Miradas 30

Trigésimo día de confinamiento. Treinta días ya encerrados en casa, intentando superar una pandemia atroz que es, desde hace semanas, la peor catástrofe que ha vivido esta vieja piel de toro desde la sangrienta guerra civil. Una hecatombe que, mucho me temo, pasará sin dejar mella en nuestra conciencia. Espero equivocarme, pero tengo la desagradable sensación de que la inmensa mayoría estamos deseando que esto pase para volver a consumir del mismo modo desaforado e inconsciente, sin acordarnos de los pobres que vamos orillando en las cunetas de la miseria. Más o menos lo mismo que sucedió con la crisis económica o con las bofetadas que de vez en cuando nos dan las hambrunas en África. No hay peor sordo que el que no quiere oír. Y, reconozcámoslo, somos demasiado ricos para que nos preocupe el hambre de los demás.

Es esta una realidad especialmente escandalosa en estos días, en los que hemos celebrado que Dios se hizo hombre para recordarnos que somos su imagen y semejanza, que estamos llamados a la santidad, a entregarnos a los demás, a curar sus heridas, a com-partir nuestro pan y nuestro vestido con quien carece de lo más mínimo. Estamos llamados a ejercer la caridad. Entendámonos. A ser caritativos, no solidarios. El Resucitado nos invita a darle al hermano en necesidad incluso lo que nos hace falta a nosotros. Porque darle un poco de lo mucho que nos sobra no deja de ser un insulto a su dignidad y un robo más a sus derechos.

No nos auto engañemos. La acumulación de bienes superfluos es siempre un robo a los pobres. Quiere decirse entonces que ¡somos unos ladrones! El Vaticano II se caracterizó por ser un concilio original. Su “progresía” se fundamentó, curiosamente, en la vuelta a los orígenes, en la recuperación de las tradiciones primeras.
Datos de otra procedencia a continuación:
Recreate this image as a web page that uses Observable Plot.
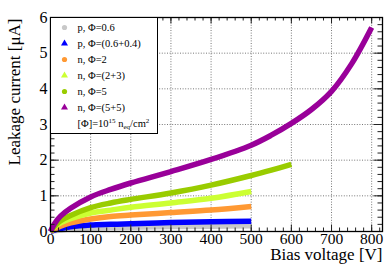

En especial de los santos Padres. Y ellos son los que nos llaman ladrones a quienes atesoramos, a quienes nos negamos a seguir a Jesús porque tenemos muchos bienes.

San Ambrosio (+397) acusa a los amigos del limosneo y nos recuerda que cuando le damos algo al pobre solo le estamos devolviendo algo que ya era suyo. Basilio el Grande (330-379) aseguraba que el pan que hay en tu despensa pertenece al hambriento y el calzado que se estropea en tu armario es del descalzo. San Juan Crisóstomo (349-407) insiste en que en el principio y en la raíz de toda acumulación hay una injusticia porque Dios no hizo a uno rico y a otro pobre. Su coetáneo san Jerónimo (347-420), leyendo el evangelio, concluía que todas las riquezas proceden de la injusticia. Son solo una mínima muestra de cómo interpretaban los santos Padres la caridad cristiana y la pobreza evangélica. Por cierto, su austeridad es de lo más actual porque sólo desde sus valores podremos crear un modelo económico sostenible en la actual crisis ecológica.

Mañana, si me lo permiten, reflexionaremos sobre la compasión.